Nevertheless, one goes on an Audubon puffins cruise with the camera one has in one's pocket, and that's what we did on May 28.
The islands in the distance created an optical illusion of a vertical wall on the horizon.
This is Eastern Egg Rock, with my lens' scuff mark visible on the skyline near the center.
Tom's photos from his trip out here last year are much better than mine. I think he used the same camera I have, only his is still in one piece. I take mine on bike rides. It's been jostled and rained on and ocasionally dropped.
There were a few naturalists on the island. One was in a blind, taking pictures.
The puffin's call is a low moan. What we heard were the skwawks and screeches of herring gulls.

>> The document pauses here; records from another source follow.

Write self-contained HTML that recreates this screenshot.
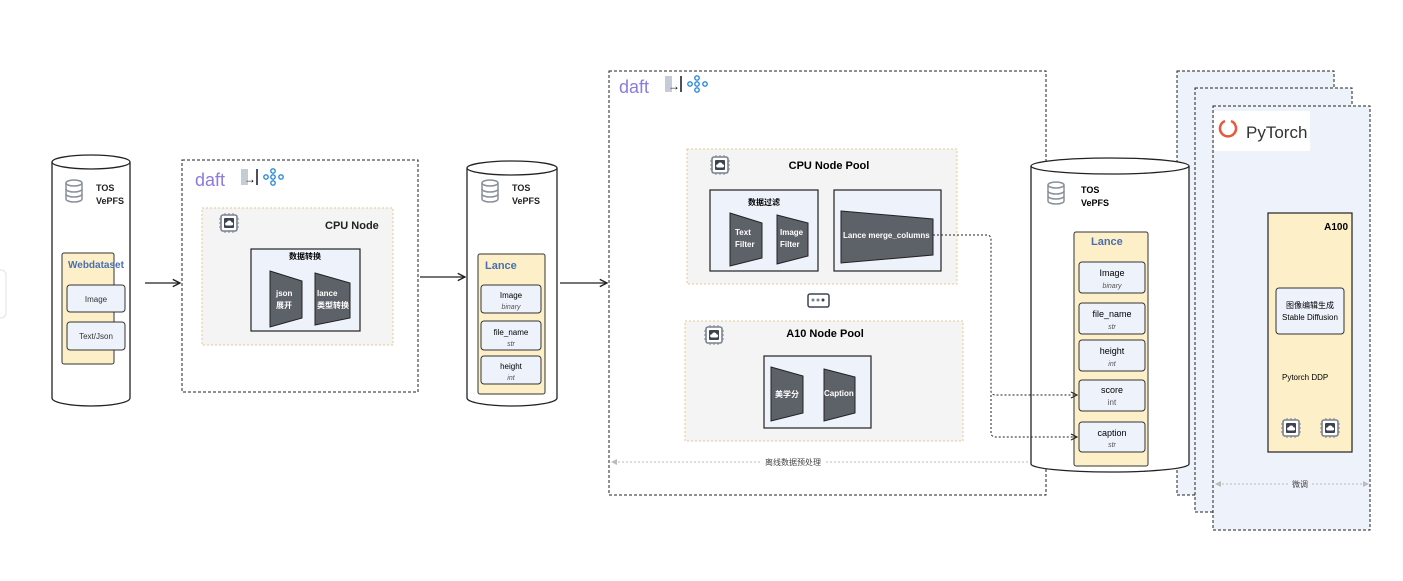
<!DOCTYPE html>
<html><head><meta charset="utf-8"><style>
body{margin:0;background:#fff;}
svg text{font-family:"Liberation Sans","Noto Sans CJK SC",sans-serif;}
</style></head><body>
<svg width="1403" height="576" viewBox="0 0 1403 576" xmlns="http://www.w3.org/2000/svg">
<defs>
<marker id="ar" markerWidth="8" markerHeight="8" refX="7" refY="4" orient="auto"><path d="M1,1 L7,4 L1,7" fill="none" stroke="#222" stroke-width="1.2"/></marker>
<marker id="arg" markerWidth="8" markerHeight="8" refX="4" refY="4" orient="auto"><path d="M7,1 L1,4 L7,7z" fill="#bbb"/></marker>
<marker id="arg2" markerWidth="8" markerHeight="8" refX="4" refY="4" orient="auto"><path d="M1,1 L7,4 L1,7z" fill="#bbb"/></marker>
<g id="chip"><rect x="2" y="2" width="16" height="16" rx="2" fill="#fff" stroke="#7a8290" stroke-width="1.6"/><rect x="5" y="5" width="10" height="10" rx="1" fill="#3d4450"/><path d="M7.5,12.5 h5 a1.6,1.6 0 0 0 0,-3.2 a2.3,2.3 0 0 0 -4.5,0 a1.6,1.6 0 0 0 -0.5,3.2z" fill="#fff"/><path d="M6,0v2M10,0v2M14,0v2M6,18v2M10,18v2M14,18v2M0,6h2M0,10h2M0,14h2M18,6h2M18,10h2M18,14h2" stroke="#7a8290" stroke-width="1"/></g>
<g id="db"><ellipse cx="8" cy="3" rx="8" ry="3" fill="#fff" stroke="#8a909a" stroke-width="1.5"/><path d="M0,3v16a8,3 0 0 0 16,0v-16" fill="none" stroke="#8a909a" stroke-width="1.5"/><path d="M0,9a8,3 0 0 0 16,0M0,14a8,3 0 0 0 16,0" fill="none" stroke="#8a909a" stroke-width="1.5"/></g>
</defs>
<rect x="-6" y="270" width="12" height="48" rx="5" fill="#fff" stroke="#e2e2e2"/>

<!-- cylinder 1 -->
<path d="M52,162 v236 a39,8 0 0 0 78,0 v-236" fill="#fff" stroke="#222" stroke-width="1.3"/>
<ellipse cx="91" cy="162" rx="39" ry="7" fill="#fff" stroke="#222" stroke-width="1.3"/>
<use href="#db" x="66" y="180"/>
<text x="96" y="191" font-size="9" font-weight="bold" fill="#222">TOS</text>
<text x="96" y="204" font-size="9" font-weight="bold" fill="#222">VePFS</text>
<rect x="62" y="253" width="52" height="111" rx="2" fill="#fdf0c8" stroke="#333"/>
<text x="68" y="268" font-size="10" font-weight="bold" fill="#4a6fb0">Webdataset</text>
<rect x="67" y="285" width="58" height="27" rx="3" fill="#eef2fb" stroke="#333"/>
<text x="96" y="302" font-size="8" text-anchor="middle" fill="#333">Image</text>
<rect x="67" y="322" width="58" height="28" rx="3" fill="#eef2fb" stroke="#333"/>
<text x="96" y="339" font-size="8" text-anchor="middle" fill="#333">Text/Json</text>
<line x1="145" y1="283" x2="180" y2="283" stroke="#222" stroke-width="1.2" marker-end="url(#ar)"/>

<!-- daft 1 -->
<rect x="182" y="160" width="236" height="232" fill="#fff" stroke="#222" stroke-dasharray="3,2"/>
<text x="195" y="186" font-size="18" fill="#8b7be0">daft</text>
<rect x="241" y="169" width="7" height="16" fill="#c5ccd6"/><text x="244" y="183" font-size="12" font-weight="bold">→</text><rect x="256" y="169" width="2" height="16" fill="#4a5260"/>
<g stroke="#2a8ad8" fill="#fff" stroke-width="1.4"><circle cx="266" cy="177" r="2.2"/><circle cx="273" cy="171" r="2.2"/><circle cx="273" cy="177" r="2.2"/><circle cx="273" cy="183" r="2.2"/><circle cx="281" cy="177" r="2.2"/></g>
<rect x="202" y="208" width="191" height="137" fill="#f4f4f4" stroke="#e4c98a" stroke-dasharray="2,2"/>
<use href="#chip" x="219" y="213"/>
<text x="325" y="229" font-size="11" font-weight="bold" fill="#222">CPU  Node</text>
<rect x="251" y="249" width="109" height="82" fill="#eef2fb" stroke="#222" stroke-width="1.2"/>
<text x="305" y="259" font-size="8" font-weight="bold" text-anchor="middle">数据转换</text>
<path d="M270,271 L302,281 L302,318 L270,327z" fill="#5d6168" stroke="#222"/>
<path d="M315,273 L350,283 L350,318 L315,325z" fill="#5d6168" stroke="#222"/>
<text x="276" y="296" font-size="8" font-weight="bold" fill="#fff">json</text><text x="276" y="308" font-size="8" font-weight="bold" fill="#fff">展开</text>
<text x="317" y="296" font-size="8" font-weight="bold" fill="#fff">lance</text><text x="317" y="308" font-size="8" font-weight="bold" fill="#fff">类型转换</text>
<line x1="420" y1="277" x2="465" y2="277" stroke="#222" stroke-width="1.2" marker-end="url(#ar)"/>

<!-- cylinder 2 -->
<path d="M467,168 v230 a45,8 0 0 0 90,0 v-230" fill="#fff" stroke="#222" stroke-width="1.3"/>
<ellipse cx="512" cy="168" rx="45" ry="7" fill="#fff" stroke="#222" stroke-width="1.3"/>
<use href="#db" x="482" y="180"/>
<text x="512" y="191" font-size="9" font-weight="bold" fill="#222">TOS</text>
<text x="512" y="204" font-size="9" font-weight="bold" fill="#222">VePFS</text>
<rect x="478" y="254" width="67" height="140" rx="2" fill="#fdf0c8" stroke="#333"/>
<text x="485" y="269" font-size="11" font-weight="bold" fill="#4a6fb0">Lance</text>
<rect x="481" y="285" width="60" height="28" rx="3" fill="#eef2fb" stroke="#333"/>
<text x="511" y="298" font-size="8" text-anchor="middle">Image</text><text x="511" y="309" font-size="7" font-style="italic" text-anchor="middle" fill="#555">binary</text>
<rect x="481" y="321" width="60" height="29" rx="3" fill="#eef2fb" stroke="#333"/>
<text x="511" y="335" font-size="8" text-anchor="middle">file_name</text><text x="511" y="346" font-size="7" font-style="italic" text-anchor="middle" fill="#555">str</text>
<rect x="481" y="356" width="60" height="28" rx="3" fill="#eef2fb" stroke="#333"/>
<text x="511" y="369" font-size="8" text-anchor="middle">height</text><text x="511" y="380" font-size="7" font-style="italic" text-anchor="middle" fill="#555">int</text>
<line x1="560" y1="283" x2="607" y2="283" stroke="#222" stroke-width="1.2" marker-end="url(#ar)"/>

<!-- big daft -->
<rect x="609" y="71" width="437" height="424" fill="#fff" stroke="#222" stroke-dasharray="3,2"/>
<text x="619" y="93" font-size="18" fill="#8b7be0">daft</text>
<rect x="665" y="76" width="7" height="16" fill="#c5ccd6"/><text x="668" y="90" font-size="12" font-weight="bold">→</text><rect x="680" y="76" width="2" height="16" fill="#4a5260"/>
<g stroke="#2a8ad8" fill="#fff" stroke-width="1.4"><circle cx="690" cy="84" r="2.2"/><circle cx="697" cy="78" r="2.2"/><circle cx="697" cy="84" r="2.2"/><circle cx="697" cy="90" r="2.2"/><circle cx="705" cy="84" r="2.2"/></g>
<rect x="687" y="149" width="270" height="135" fill="#f4f4f4" stroke="#e4c98a" stroke-dasharray="2,2"/>
<use href="#chip" x="710" y="155"/>
<text x="829" y="169" font-size="11" font-weight="bold" text-anchor="middle">CPU  Node Pool</text>
<rect x="710" y="190" width="108" height="81" fill="#eef2fb" stroke="#222" stroke-width="1.2"/>
<text x="764" y="205" font-size="8" font-weight="bold" text-anchor="middle">数据过滤</text>
<path d="M730,213 L762,223 L762,258 L730,266z" fill="#5d6168" stroke="#222"/>
<path d="M777,215 L808,223 L808,256 L777,264z" fill="#5d6168" stroke="#222"/>
<text x="735" y="235" font-size="8" font-weight="bold" fill="#fff">Text</text><text x="735" y="247" font-size="8" font-weight="bold" fill="#fff">Filter</text>
<text x="780" y="235" font-size="8" font-weight="bold" fill="#fff">Image</text><text x="780" y="247" font-size="8" font-weight="bold" fill="#fff">Filter</text>
<rect x="834" y="190" width="107" height="81" fill="#eef2fb" stroke="#222" stroke-width="1.2"/>
<path d="M841,211 L933,219 L933,255 L841,263z" fill="#5d6168" stroke="#222"/>
<text x="843" y="238" font-size="8" font-weight="bold" fill="#fff">Lance merge_columns</text>
<rect x="808" y="294" width="21" height="13" rx="2" fill="#fff" stroke="#3d4450" stroke-width="1.5"/>
<circle cx="813" cy="300" r="1.5" fill="#7a8290"/><circle cx="818" cy="300" r="1.5" fill="#7a8290"/><circle cx="823" cy="300" r="1.5" fill="#3d4450"/>
<rect x="685" y="321" width="278" height="120" fill="#f4f4f4" stroke="#e4c98a" stroke-dasharray="2,2"/>
<use href="#chip" x="704" y="325"/>
<text x="825" y="337" font-size="11" font-weight="bold" text-anchor="middle">A10  Node Pool</text>
<rect x="764" y="356" width="107" height="72" fill="#eef2fb" stroke="#222" stroke-width="1.2"/>
<path d="M771,367 L803,376 L803,413 L771,421z" fill="#5d6168" stroke="#222"/>
<path d="M824,369 L855,377 L855,413 L824,421z" fill="#5d6168" stroke="#222"/>
<text x="775" y="397" font-size="8" font-weight="bold" fill="#fff">美学分</text>
<text x="824" y="396" font-size="8" font-weight="bold" fill="#fff">Caption</text>
<line x1="614" y1="462" x2="762" y2="462" stroke="#bbb" stroke-dasharray="2,2" marker-start="url(#arg)"/>
<line x1="826" y1="462" x2="1030" y2="462" stroke="#bbb" stroke-dasharray="2,2"/>
<text x="793" y="465" font-size="8" text-anchor="middle" fill="#444">离线数据预处理</text>

<!-- stacked pytorch -->
<rect x="1177" y="71" width="157" height="424" fill="#eef2fb" stroke="#222" stroke-dasharray="3,2"/>
<rect x="1195" y="88" width="157" height="424" fill="#eef2fb" stroke="#222" stroke-dasharray="3,2"/>
<rect x="1213" y="106" width="157" height="424" fill="#eef2fb" stroke="#222" stroke-dasharray="3,2"/>
<rect x="1214" y="111" width="96" height="40" fill="#fff"/>
<path d="M1225,121 a8,8 0 1 0 6,0" fill="none" stroke="#e45a3a" stroke-width="2.5"/><circle cx="1234" cy="123" r="1.3" fill="#e45a3a"/>
<text x="1246" y="138" font-size="17" fill="#333">PyTorch</text>
<rect x="1268" y="213" width="84" height="239" fill="#fdf0c8" stroke="#222" stroke-width="1.2"/>
<text x="1348" y="230" font-size="10" font-weight="bold" text-anchor="end">A100</text>
<rect x="1276" y="288" width="68" height="46" rx="3" fill="#eef2fb" stroke="#333"/>
<text x="1310" y="308" font-size="8" text-anchor="middle">图像编辑生成</text>
<text x="1310" y="320" font-size="8" text-anchor="middle">Stable Diffusion</text>
<text x="1282" y="380" font-size="8">Pytorch  DDP</text>
<use href="#chip" x="1281" y="418"/><use href="#chip" x="1320" y="418"/>
<line x1="1218" y1="484" x2="1290" y2="484" stroke="#bbb" stroke-dasharray="2,2" marker-start="url(#arg)"/>
<line x1="1312" y1="484" x2="1366" y2="484" stroke="#bbb" stroke-dasharray="2,2" marker-end="url(#arg2)"/>
<text x="1300" y="487" font-size="8" text-anchor="middle" fill="#444">微调</text>

<!-- cylinder 3 -->
<path d="M1031,166 v298 a79,8 0 0 0 158,0 v-298" fill="#fff" stroke="#222" stroke-width="1.3"/>
<ellipse cx="1110" cy="166" rx="79" ry="8" fill="#fff" stroke="#222" stroke-width="1.3"/>
<use href="#db" x="1048" y="182"/>
<text x="1081" y="193" font-size="9" font-weight="bold">TOS</text>
<text x="1081" y="206" font-size="9" font-weight="bold">VePFS</text>
<rect x="1074" y="232" width="74" height="234" rx="2" fill="#fdf0c8" stroke="#333"/>
<text x="1091" y="245" font-size="11" font-weight="bold" fill="#4a6fb0">Lance</text>
<rect x="1079" y="262" width="66" height="31" rx="3" fill="#eef2fb" stroke="#333"/>
<text x="1112" y="276" font-size="9" text-anchor="middle">Image</text><text x="1112" y="288" font-size="7" font-style="italic" text-anchor="middle" fill="#555">binary</text>
<rect x="1079" y="303" width="66" height="31" rx="3" fill="#eef2fb" stroke="#333"/>
<text x="1112" y="317" font-size="9" text-anchor="middle">file_name</text><text x="1112" y="329" font-size="7" font-style="italic" text-anchor="middle" fill="#555">str</text>
<rect x="1079" y="340" width="66" height="31" rx="3" fill="#eef2fb" stroke="#333"/>
<text x="1112" y="354" font-size="9" text-anchor="middle">height</text><text x="1112" y="366" font-size="7" font-style="italic" text-anchor="middle" fill="#555">int</text>
<rect x="1079" y="380" width="66" height="31" rx="3" fill="#eef2fb" stroke="#333"/>
<text x="1112" y="393" font-size="9" text-anchor="middle">score</text><text x="1112" y="405" font-size="8" text-anchor="middle" fill="#555">int</text>
<rect x="1079" y="422" width="66" height="30" rx="3" fill="#eef2fb" stroke="#333"/>
<text x="1112" y="436" font-size="9" text-anchor="middle">caption</text><text x="1112" y="447" font-size="7" font-style="italic" text-anchor="middle" fill="#555">str</text>

<!-- dashed connectors -->
<path d="M933,235 H987 a4,4 0 0 1 4,4 V391 a4,4 0 0 0 4,4 H1077" fill="none" stroke="#222" stroke-dasharray="2,2" marker-end="url(#ar)"/>
<path d="M991,395 V433 a4,4 0 0 0 4,4 H1077" fill="none" stroke="#222" stroke-dasharray="2,2" marker-end="url(#ar)"/>
</svg>
</body></html>
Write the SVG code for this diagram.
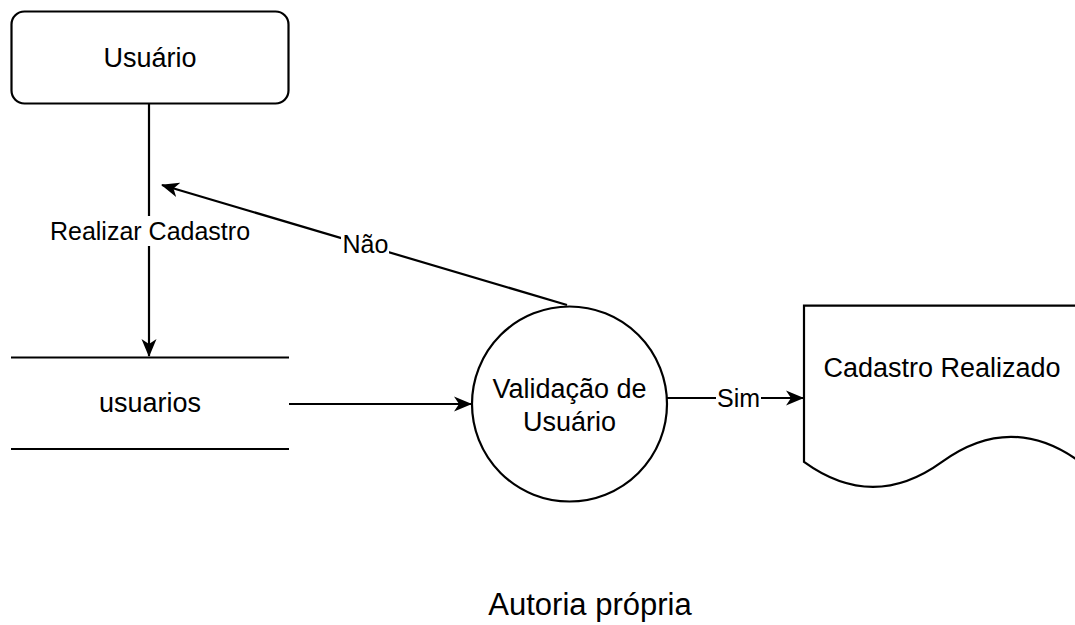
<svg xmlns="http://www.w3.org/2000/svg" width="1075" height="625" viewBox="0 0 1075 625">
  <style>
    .shape { fill: #ffffff; stroke: #000000; stroke-width: 2.2; }
    .line { fill: none; stroke: #000000; stroke-width: 2.2; }
    .node-text { font-family: "Liberation Sans", Arial, Helvetica, sans-serif; font-size: 27px; fill: #000000; text-anchor: middle; }
    .edge-text { font-family: "Liberation Sans", Arial, Helvetica, sans-serif; font-size: 25px; fill: #000000; text-anchor: middle; }
    .label-bg { fill: #ffffff; stroke: none; }
    .caption { font-family: "Liberation Sans", Arial, Helvetica, sans-serif; font-size: 31px; fill: #000000; text-anchor: middle; }
  </style>
  <defs>
    <marker id="arrow" markerUnits="userSpaceOnUse" markerWidth="18" markerHeight="16" viewBox="0 0 18 16" refX="17" refY="8" orient="auto">
      <path d="M0,0.5 L18,8 L0,15.5 L5,8 Z" fill="#000000"/>
    </marker>
  </defs>
  <rect width="1075" height="625" fill="#ffffff"/>

  <g id="connectors">
    <line class="line" x1="149" y1="104" x2="149" y2="356" marker-end="url(#arrow)"/>
    <rect class="label-bg" x="48" y="216" width="204" height="30"/>
    <text class="edge-text" x="150" y="240">Realizar Cadastro</text>

    <line class="line" x1="567" y1="305" x2="162" y2="185" marker-end="url(#arrow)"/>
    <rect class="label-bg" x="341" y="232" width="48" height="26"/>
    <text class="edge-text" x="365.5" y="253">Não</text>

    <line class="line" x1="289" y1="404" x2="471" y2="404" marker-end="url(#arrow)"/>

    <line class="line" x1="667" y1="398" x2="803" y2="398" marker-end="url(#arrow)"/>
    <rect class="label-bg" x="716" y="386" width="45" height="24"/>
    <text class="edge-text" x="738.5" y="407">Sim</text>
  </g>

  <g id="node-usuario">
    <rect class="shape" x="11.5" y="11.5" width="277" height="92" rx="13" ry="13"/>
    <text class="node-text" x="150" y="67">Usuário</text>
  </g>

  <g id="node-usuarios-store">
    <line class="line" x1="11" y1="357.5" x2="289" y2="357.5"/>
    <line class="line" x1="11" y1="449" x2="289" y2="449"/>
    <text class="node-text" x="150" y="412">usuarios</text>
  </g>

  <g id="node-validacao">
    <circle class="shape" cx="569.5" cy="404" r="97.5"/>
    <text class="node-text" x="569.5" y="397.5">Validação de</text>
    <text class="node-text" x="569.5" y="430.5">Usuário</text>
  </g>

  <g id="node-cadastro-realizado">
    <path class="shape" d="M804,305.7 H1080 V461.9 Q1011,411.8 942,461.9 Q873,511.9 804,461.9 Z"/>
    <text class="node-text" x="942" y="377">Cadastro Realizado</text>
  </g>

  <text class="caption" x="590" y="615">Autoria própria</text>
</svg>
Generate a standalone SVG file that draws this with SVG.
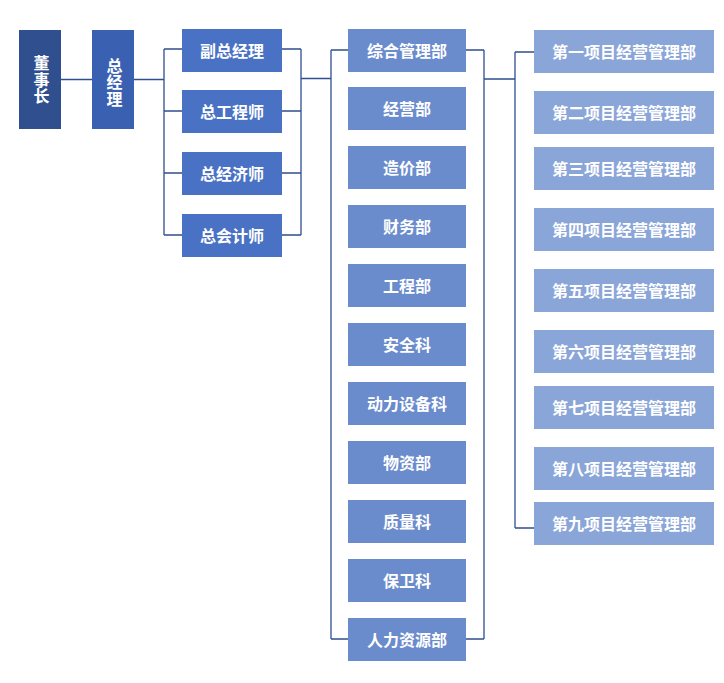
<svg xmlns="http://www.w3.org/2000/svg" width="724" height="683" viewBox="0 0 724 683">
<style>
text{font-family:"Noto Sans CJK SC","Noto Sans",sans-serif;font-size:16px;font-weight:bold;fill:#fff;text-anchor:middle;dominant-baseline:central}
.v{writing-mode:vertical-rl;letter-spacing:0.5px}
.c{fill:none;stroke:#2f4f8f;stroke-width:1.3}
.l0{fill:#2f4f8f}.l1{fill:#3a60b2}.l2{fill:#4a72c4}.l3{fill:#6a8bcc}.l4{fill:#8aa5d8}
</style>
<rect width="724" height="683" fill="#fff"/>
<g id="connectors" class="c">
<path d="M61 79.5H92M134 79.5H164M164 49V235M164 49H182M164 111H182M164 173H182M164 235H182"/>
<path d="M282 49H301M282 111H301M282 173H301M282 235H301M301 49V235M301 78.5H331"/>
<path d="M331 50V639M331 50H348M331 639H348M466 50H484M466 639H484M484 50V639M484 79H515"/>
<path d="M515 52V528M515 52H534M515 528H534"/>
</g>
<g id="n-dsz"><rect class="l0" x="19" y="30" width="42" height="99"/><text class="v" x="41.5" y="80">董事长</text></g>
<g id="n-zjl"><rect class="l1" x="92" y="30" width="42" height="99"/><text class="v" x="114.5" y="82.5">总经理</text></g>
<g id="n-fzjl"><rect class="l2" x="182" y="29" width="100" height="43"/><text x="232" y="50">副总经理</text></g>
<g id="n-zgcs"><rect class="l2" x="182" y="90" width="100" height="43"/><text x="232" y="111">总工程师</text></g>
<g id="n-zjjs"><rect class="l2" x="182" y="152" width="100" height="43"/><text x="232" y="173">总经济师</text></g>
<g id="n-zkjs"><rect class="l2" x="182" y="214" width="100" height="43"/><text x="232" y="235">总会计师</text></g>
<g id="n-zhglb"><rect class="l3" x="348" y="29" width="118" height="43"/><text x="407" y="50">综合管理部</text></g>
<g id="n-jyb"><rect class="l3" x="348" y="87" width="118" height="43"/><text x="407" y="108">经营部</text></g>
<g id="n-zjb"><rect class="l3" x="348" y="146" width="118" height="43"/><text x="407" y="167">造价部</text></g>
<g id="n-cwb"><rect class="l3" x="348" y="205" width="118" height="43"/><text x="407" y="226">财务部</text></g>
<g id="n-gcb"><rect class="l3" x="348" y="264" width="118" height="43"/><text x="407" y="285">工程部</text></g>
<g id="n-aqk"><rect class="l3" x="348" y="323" width="118" height="43"/><text x="407" y="344">安全科</text></g>
<g id="n-dlsbk"><rect class="l3" x="348" y="382" width="118" height="43"/><text x="407" y="403">动力设备科</text></g>
<g id="n-wzb"><rect class="l3" x="348" y="441" width="118" height="43"/><text x="407" y="462">物资部</text></g>
<g id="n-zlk"><rect class="l3" x="348" y="500" width="118" height="43"/><text x="407" y="521">质量科</text></g>
<g id="n-bwk"><rect class="l3" x="348" y="559" width="118" height="43"/><text x="407" y="580">保卫科</text></g>
<g id="n-rlzyb"><rect class="l3" x="348" y="618" width="118" height="43"/><text x="407" y="639">人力资源部</text></g>
<g id="n-p1"><rect class="l4" x="534" y="30" width="180" height="43"/><text x="624" y="51">第一项目经营管理部</text></g>
<g id="n-p2"><rect class="l4" x="534" y="91" width="180" height="43"/><text x="624" y="112">第二项目经营管理部</text></g>
<g id="n-p3"><rect class="l4" x="534" y="147" width="180" height="43"/><text x="624" y="168">第三项目经营管理部</text></g>
<g id="n-p4"><rect class="l4" x="534" y="208" width="180" height="43"/><text x="624" y="229">第四项目经营管理部</text></g>
<g id="n-p5"><rect class="l4" x="534" y="269" width="180" height="43"/><text x="624" y="290">第五项目经营管理部</text></g>
<g id="n-p6"><rect class="l4" x="534" y="330" width="180" height="43"/><text x="624" y="351">第六项目经营管理部</text></g>
<g id="n-p7"><rect class="l4" x="534" y="386" width="180" height="43"/><text x="624" y="407">第七项目经营管理部</text></g>
<g id="n-p8"><rect class="l4" x="534" y="447" width="180" height="43"/><text x="624" y="468">第八项目经营管理部</text></g>
<g id="n-p9"><rect class="l4" x="534" y="502" width="180" height="43"/><text x="624" y="523">第九项目经营管理部</text></g>
</svg>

Every closeup that was in focus was without puffins. I was mostly shooting blind, often into the sun, against the rocking of the boat. One of my blurry photos (not posted here) shows painted numbers over puffin burrows. They come ashore for a few months to nest, then spend the rest of the year on open water. This colony winters a hundred or so miles east of Massachusetts.
Puffins were once extirpated from the Maine coast. Using decoys and sound recordings, naturalists lured them back to several islands, Estern Egg Rock being one of them. Another is Seal Island, where a round-the-clock Puffin Cam is available to distract you from important work.
The ship's purser said that this was the largest group of puffins he'd seen in years. And I was unable to get more than a few in focus, none of them on the island.
These birds are ridiculous.
The bird on the right is a guillemot:
We were told that a group of puffins on the water is called a "raft." That I got this group almost in focus is nothing short of a miracle.
We passed a few lighthouses on our way to and from the harbor. I got better photos on our way back.
This one, we were told, was the only one around built on land.
As I zoomed in over the open water, the image became more diffracted, winding up looking like paint-by-numbers.
This is how far from it we really were:
It was a perfect day to be out on the water.







1 comment:
You're so lucky to have been able to get close to the puffins. They look so cute. We couldn't get close enough to photograph one in Iceland two years ago, but we did get a picture of a giant painted sculpture of a puffin outside a convenience store.